Attorney General for Pakistan (AGP) Khalid Jawed Khan on Monday filed a 'synopsis' on behalf of the federal government against the Sindh High Court's (SHC's) verdict to grant stay to sugar mills against the inquiry commission report.

A three-member bench, headed by Chief Justice Gulzar Ahmed, will resume hearing of the case on Tuesday (today).

The AGP submitted that the requirement of publication of notification in the official gazette is to be treated as "directory", unless it directly, immediately and adversely affects vested rights of the parties aggrieved by it.

When the notification relates to the performance of duties or function by public functionaries or authorities then publication in the official gazette is to be treated as merely "directory and not mandatory".

It said the actions, thus, cannot be challenged on the ground of non publication of the notification in the official gazette, if it was in public knowledge.

The notifications were subsequently published in the official gazette.

"It is settled law that delay in publication of notification is not fatal. It was submitted that even otherwise, the notification having been published in gazette subsequently with retrospective effect, this is perfectly lawful and being procedural in nature, no objection can be raised on that ground."

The federation contended that the interim order passed by the SHC is contrary to well-settled principles of the law.

The SHC has no jurisdiction to stop inquiry or investigation conducted in a lawful manner.

The Commission of Inquiry was lawfully constituted and its report is only "fact finding" along with certain recommendations in the public interest for the consideration of the federal government.

No direct adverse action was taken or penalty imposed against any party on the basis of the inquiry report without proceeding further under the law.

The inquiry report was being sent to various statutory authorities including the FBR, the SECP, the NAB, the CCP, the FIA etc to examine the facts, and if in their opinion, it disclosed any violation of the law, under which the respective authority was functioning, then action be taken strictly in accordance with that law.

The SHC could not grant injunction unless the three ingredients stipulated under Order 39 Rule 1 and 2, CPC, 1908, were fulfilled.

The petition filed in the SHC being premature as filed only under apprehension of adverse action in future is not maintainable.

The petition filed by the sugar mills (respondent) in the SHC being motivated by ulterior consideration of stifling lawful proceedings by different statutory bodies/authorities under different statutes is liable to be dismissed by the apex court.

Regarding sugar mills' claim that the members of the committee constituted earlier and then joining the commission were biased as they had formed opinion earlier.

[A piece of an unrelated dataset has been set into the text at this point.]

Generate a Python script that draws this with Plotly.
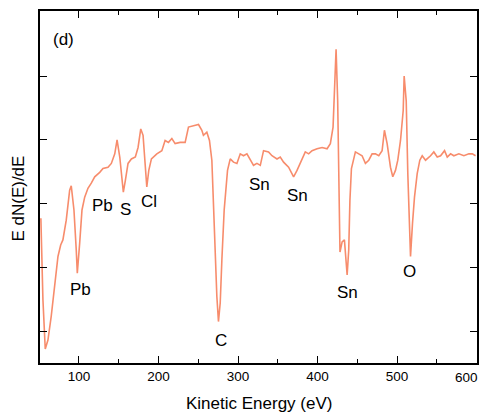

The Attorney General for Pakistan submitted that this is misconceived submission as the members of the Committee had neither formed any final opinion of found facts nor even completed the probe.

The sugar mills further claimed that the federal government lacked competence vis-à-vis the subject matter of inquiry as only province could have formed the commission on the subject matter.

The AGP stated that "this is completely misconceived as the TORs/matter was not only trans-provincial in character it, inter alia, fell under entries 27, 48,49, 57 and 58, Part 2, 4th Schedule of Constitution.

It also affected the fundamental rights of the people all over the country.

Thus, the constitution of the commission by the federal government was lawful and indeed fully warranted."